Obama was right to snub the Dalai Lama
How dare Barack Obama snub the Dalai Lama! After all, before 1959, Tibet was an independent state ruled benignly by the Dalai Lama and given over almost entirely to the pursuit of spirituality. Wasn’t she? Er, no, actually. Tibet was certainly ruled by the Dalai Lama, by the lamas generally, and by the feudal landlord class from which the lamas were drawn. Well over ninety per cent of the population was made up of serfs, the background from which the present rulers of Tibet are drawn.
That system was unique in China, and existed only because successive Emperors of China had granted the Tibetan ruling clique exactly the “autonomy” for which it still campaigns from “exile”. Life expectancy in Tibet was half what it is today. There has never been an independent state of Tibet. The Tibetans themselves migrated there from further east in China. Huge numbers of them never did and never have done; the Dalai Lama himself was born hundreds of miles outside Tibet. Likewise, the presence of large numbers of Han (ethnic Chinese in the ordinary sense) and other Chinese ethnic groups in Tibet is nothing remotely new. The one-child policy does not apply in Tibet, so the Han majority there is the ethnic Tibetans’ own fault, if they even see it as a problem. It is totally false to describe the Dalai Lama as “their spiritual leader”. Few would view him as such.
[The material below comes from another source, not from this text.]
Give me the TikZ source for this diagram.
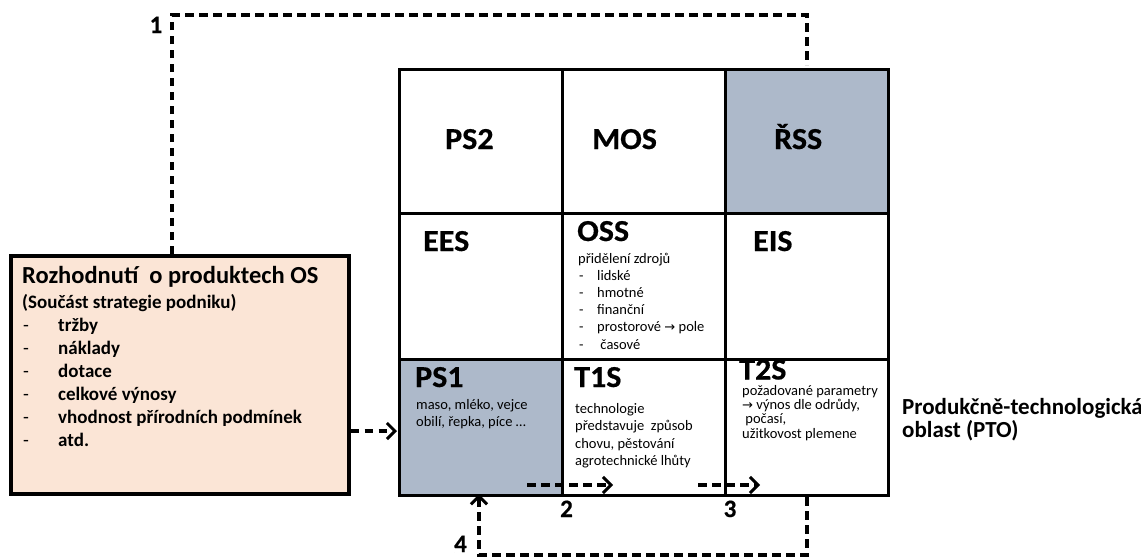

Just as pre-Communist Russia always remained the country’s true character, so very pre-Communist China remains the country’s true character. That character reveres tradition and ritual, upholds government by moral rather than physical force, affirms the Golden Rule, is Agrarian and Distributist, and has barely started an external war since China became China five thousand years ago. It is especially open to completion by, in, through and as classical Christianity.
China has already moved from Maoism to the equal repressiveness of unbridled capitalism. A further shift, the reassertion of her own culture, is to be encouraged by every means of “soft” (in reality, truly hard) power. But economic, or any other, dependence on a foreign power remains totally unacceptable, as Obama has shown that he recognizes, by his deeds as well as by his words. Oh, for such a politician over here. By no means only on trade. And by no means only in relation to China.
Still, why let the facts stand in the way of re-living the glory days of flower power and of Cold War Trotskyism? And after Kosovo, why not absolutely anywhere at all? Well, apart from South Ossetia, Abkhazia, Nagorno-Karabakh, Transnistria, or the Republika Srpska. Of course…




Good point again, David. Anyone I know who has had much contact with Tibet, and is not a starry-eyed Buddhist convert, knows that the Dalai Lama-ruled independent Tibet was no paradise, to say the least, and that the CCP has probably improved the lot of most people.
Only geopolitics can bring together hippies and neocons.
I can only disagree with one point, I am not sure Russia’s true character today is found in its pre-revolutionary traditions. The Orthodox Church, for instance, is a great bulwark of Russia’s traditional culture, but has a 2-4% attendance rate on Sundays (worse than England even, isn’t it?). Most people’s consciousness is well-anchored to their daily realities in their impersonal Soviet bloc housing. I can’t blame the bureaucracy on the Soviets, though, as that has steadily risen and become more complex under this republic and is certainly a pre-revolutionary tradition.
A conversion of China to classical Christianity would be quite wonderful though!
Thank you for posting this! It’s amazing how uncritically Americans left and right have embraced the Dalai Lama and his cohorts. I used to stop people who were displaying “Free Tibet” symbols and ask them what they knew about Tibet before and after 1959. None of them could speak ten coherent words about the topic; on the other hand, none of them stopped displaying the symbols. So I gave up.
The level of church attendance, not the least reason for which is the level of compromise during the Communist period, is not really the point. Russia, which has even restored the teaching of Christianity in schools, has no doubt that she has returned to her historic place at the head of the Slavs’ defense of the Biblical-Classical civilization.
There are already more Christians in China than there are citizens of the United States. And Catholics, especially, have been saying for centuries that they had come to complete Confucianism and aspects of Taoism, not to destroy them. The civilization thus defined lends itself particularly well to such completion.
I have not heard that China was 20% Christian (to equal more Christians than US citizens). Last I heard, it was about 3%, a bit more than California.